Opened 11 years ago

Closed 11 years ago

Last modified 11 years ago

#9799 closed enhancement (fixed)

Implement support for call site extensions

Reported by: anevilyak Owned by: anevilyak
Priority: normal Milestone: Unscheduled
Component: Applications/Debugger Version: R1/Development
Keywords: Cc:
Blocked By: Blocking:
Platform: All

Description

gcc 4.7 implements some new draft extensions to DWARF with respect to call site information, as documented at http://www.dwarfstd.org/ShowIssue.php?issue=100909.2&type=open

These need to be eventually properly handled, but at least the minimum needs to be implemented to parse them at first so we can properly handle binaries with those extensions.

Change History (12)

comment:1 by scanty, 11 years ago

Hi. I tried compiling with -gdwarf-2 and -gstrict-dwarf and there is still no source path in the debugger, making it impossible to debug. mmadia suggested that as hrev45516 works and hrev45704 doesn't, I'm guessing ASLR/DEP. Could this be the underlying problem?

comment:2 by anevilyak, 11 years ago

No, ASLR's unrelated to that part, it's strictly a matter of the debugger handling the aforementioned extensions, which were introduced by the recent upgrade to gcc 4.7. Another possibility would be to use gcc2 if your code allows it, since it by definition can't emit those.

Last edited 11 years ago by anevilyak (previous) (diff)

comment:3 by anevilyak, 11 years ago

Another factor that can make a difference is optimization level: when using -g, are you using -O0 as well, or are you leaving your normal optimization level? Leaving optimizations turned on can make debugging a bit more complicated due to the potential changes the compiler can make, such as removing lines of code/functions entirely, so it's generally not a good idea unless you literally can't reproduce the problem without it.

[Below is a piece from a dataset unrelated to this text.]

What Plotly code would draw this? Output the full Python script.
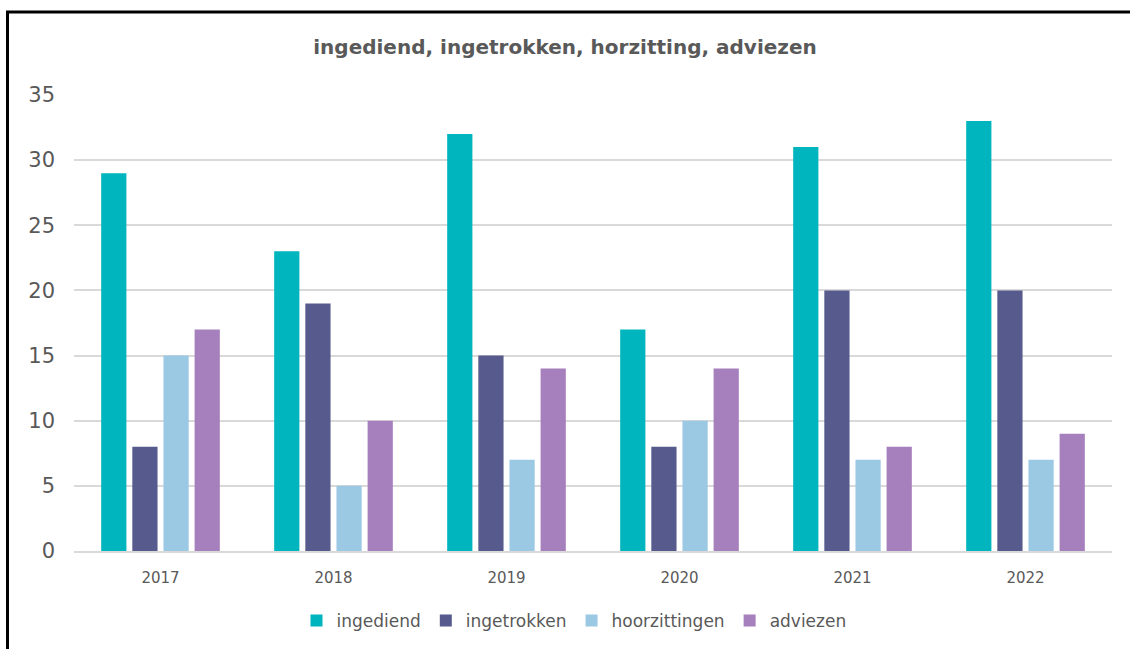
import plotly.graph_objects as go

years = ["2017", "2018", "2019", "2020", "2021", "2022"]
ingediend = [29, 23, 32, 17, 31, 33]
ingetrokken = [8, 19, 15, 8, 20, 20]
hoorzittingen = [15, 5, 7, 10, 7, 7]
adviezen = [17, 10, 14, 14, 8, 9]

series = [
    ("ingediend", ingediend, "#00B5BD"),
    ("ingetrokken", ingetrokken, "#565A8C"),
    ("hoorzittingen", hoorzittingen, "#9BC8E3"),
    ("adviezen", adviezen, "#A67FBD"),
]

W, H = 1130, 649
L, R, T, B = 74, 18, 95, 98
pw, ph = W - L - R, H - T - B

def px_x(px):
    return (px - L) / pw

def px_y(py):
    return (H - B - py) / ph

fig = go.Figure()
for name, vals, col in series:
    fig.add_trace(go.Bar(x=years, y=vals, name=name, marker=dict(color=col, line=dict(width=0))))

font_family = "'DejaVu Sans', sans-serif"
fig.update_layout(
    width=W, height=H,
    margin=dict(l=L, r=R, t=T, b=B, autoexpand=False),
    paper_bgcolor="white", plot_bgcolor="white",
    barmode="group", bargap=0.28, bargroupgap=0.19,
    title=dict(text="<b>ingediend, ingetrokken, horzitting, adviezen</b>",
               x=0.5, xanchor="center", y=1 - 47 / H, yanchor="middle",
               font=dict(family=font_family, size=20, color="#595959")),
    legend=dict(orientation="h", x=px_x(574), xanchor="center", y=px_y(621), yanchor="middle",
                font=dict(family=font_family, size=17, color="#595959"),
                itemwidth=30, tracegroupgap=0),
    xaxis=dict(showgrid=False, showline=True, linecolor="#D9D9D9", linewidth=1.5,
               ticks="", tickfont=dict(family=font_family, size=15, color="#595959"),
               ticklabelstandoff=12),
    yaxis=dict(range=[0, 35], dtick=5, showgrid=True, gridcolor="#D9D9D9", gridwidth=1.5,
               zeroline=False, showline=False, ticks="",
               tickfont=dict(family=font_family, size=21, color="#595959"),
               ticklabelstandoff=18),
    shapes=[
        dict(type="line", xref="paper", yref="paper", x0=px_x(6), x1=px_x(1131), y0=px_y(12), y1=px_y(12),
             line=dict(color="black", width=3)),
        dict(type="line", xref="paper", yref="paper", x0=px_x(7.5), x1=px_x(7.5), y0=px_y(11), y1=px_y(650),
             line=dict(color="black", width=3)),
    ],
)

fig.write_html("out.html", config={"displayModeBar": False},
               post_script="document.body.style.margin='0';document.body.style.padding='0';")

The call site extensions are generally intended to help the debugger cope with precisely that kind of optimization case, so using -g -O0 might be another way to prevent them from being generated at all if gcc2 isn't an option.

comment:4 by scanty, 11 years ago

The code in question that is crashing is in assembly and written in NASM. I don't think the compiler would touch it, but I can try -O0. gcc2 is not an option, as there are a fair number of templates, and we're using the boost library which I could never get working properly on BeOS 5.

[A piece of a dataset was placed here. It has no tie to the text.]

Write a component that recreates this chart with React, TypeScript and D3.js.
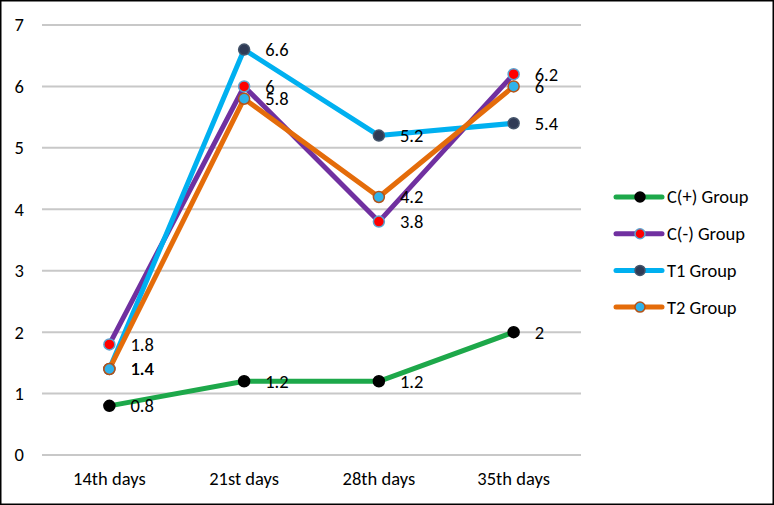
import React from "react";
import * as d3 from "d3";

const categories = ["14th days", "21st days", "28th days", "35th days"];
const seriesNames = ["C(+) Group", "C(-) Group", "T1 Group", "T2 Group"];
const cPlus = [0.8, 1.2, 1.2, 2];
const cMinus = [1.8, 6, 3.8, 6.2];
const t1 = [1.4, 6.6, 5.2, 5.4];
const t2 = [1.4, 5.8, 4.2, 6];
const yTicks = [0, 1, 2, 3, 4, 5, 6, 7];

const styles = [
  { line: "#1DA84A", fill: "#000000", stroke: "#000000" },
  { line: "#7030A0", fill: "#FF0000", stroke: "#5BA3D0" },
  { line: "#00B0F0", fill: "#2F3A55", stroke: "#44546A" },
  { line: "#E46C0A", fill: "#2FB2EA", stroke: "#B55318" },
];

const W = 774;
const H = 505;
const FONT = "Carlito, Calibri, 'Open Sans', sans-serif";
const FS = 18.5;

export default function App() {
  const series = [cPlus, cMinus, t1, t2];
  const x = d3.scaleBand<string>().domain(categories).range([42, 581]);
  const y = d3.scaleLinear().domain([0, 7]).range([455, 25]);
  const cx = (c: string) => (x(c) as number) + x.bandwidth() / 2;
  const line = d3
    .line<number>()
    .x((_, i) => cx(categories[i]))
    .y((v) => y(v));

  return (
    <div style={{ position: "fixed", left: 0, top: 0 }}>
      <svg width={W} height={H} style={{ display: "block", background: "#fff" }}>
        <rect x={0.75} y={0.75} width={W - 1.5} height={H - 1.5} fill="none" stroke="#000" strokeWidth={1.5} />
        {yTicks.map((t) => (
          <g key={t}>
            <line x1={42} x2={581} y1={y(t)} y2={y(t)} stroke="#C8C8C8" strokeWidth={2} />
            <text x={24} y={y(t)} dy="0.35em" textAnchor="end" fontFamily={FONT} fontSize={FS} fill="#000">
              {t}
            </text>
          </g>
        ))}
        {categories.map((c) => (
          <text key={c} x={cx(c)} y={479} dy="0.35em" textAnchor="middle" fontFamily={FONT} fontSize={FS} fill="#000">
            {c}
          </text>
        ))}
        {series.map((s, k) => (
          <path key={k} d={line(s) as string} fill="none" stroke={styles[k].line} strokeWidth={5} strokeLinejoin="round" strokeLinecap="round" />
        ))}
        {series.map((s, k) =>
          s.map((v, i) => (
            <circle key={`${k}-${i}`} cx={cx(categories[i])} cy={y(v)} r={5.5} fill={styles[k].fill} stroke={styles[k].stroke} strokeWidth={1.5} />
          ))
        )}
        {series.map((s, k) =>
          s.map((v, i) => (
            <text key={`l${k}-${i}`} x={cx(categories[i]) + 21} y={y(v)} dy="0.35em" fontFamily={FONT} fontSize={FS} fill="#000">
              {v}
            </text>
          ))
        )}
        {seriesNames.map((n, k) => {
          const ly = 197 + k * 36.7;
          return (
            <g key={n}>
              <line x1={616} x2={662} y1={ly} y2={ly} stroke={styles[k].line} strokeWidth={5} strokeLinecap="round" />
              <circle cx={640} cy={ly} r={5} fill={styles[k].fill} stroke={styles[k].stroke} strokeWidth={1.5} />
              <text x={667} y={ly} dy="0.35em" fontFamily={FONT} fontSize={FS} fill="#000">
                {n}
              </text>
            </g>
          );
        })}
      </svg>
    </div>
  );
}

comment:5 by scanty, 11 years ago

As for ASLR/DEP, I meant the crash itself in general, and not necessarily the debugging problem.

in reply to:  4 comment:6 by anevilyak, 11 years ago

Replying to scanty:

The code in question that is crashing is in assembly and written in NASM. I don't think the compiler would touch it, but I can try -O0. gcc2 is not an option, as there are a fair number of templates, and we're using the boost library which I could never get working properly on BeOS 5.

Yes, for the ASM part it won't matter, but that's more or less irrelevant, since as far as the debug information is concerned, the entire executable matters since all of the relevant debugging information is stored in a single giant binary structure. The fact that those extensions are present is causing us to fail to parse said structure, and consequently falling back to basic information only without debug info assistance.

comment:7 by scanty, 11 years ago

I tried compiling with -O0 as you suggested and there is still no source path. If there's anything else you'd like me to try, just let me know. I'm just as anxious (well maybe a little less) to get the debugger debugging as you are.

comment:8 by anevilyak, 11 years ago

Resolution: fixed
Status: newclosed

Basic handling implemented in hrev45721. I can't fully verify all behavior in the case of Pretendo since I lack the actual corresponding source files, but we at least fully parse the info now, and as such try to find said files.

comment:9 by korli, 11 years ago

As a side note, if needed, we could probably set "-gstrict-dwarf" as the GCC default for the Haiku target.

comment:10 by scanty, 11 years ago

What about -gdwarf-2? Just curious.

comment:11 by korli, 11 years ago

I believe it's already the default (dwarf4 becomes the default beginning with 4.8).

in reply to:  9 comment:12 by anevilyak, 11 years ago

Replying to korli:

As a side note, if needed, we could probably set "-gstrict-dwarf" as the GCC default for the Haiku target.

We could, but at least for this ticket it appeared to make no difference, so I'm not sure how "strict" gcc actually is about following that directive.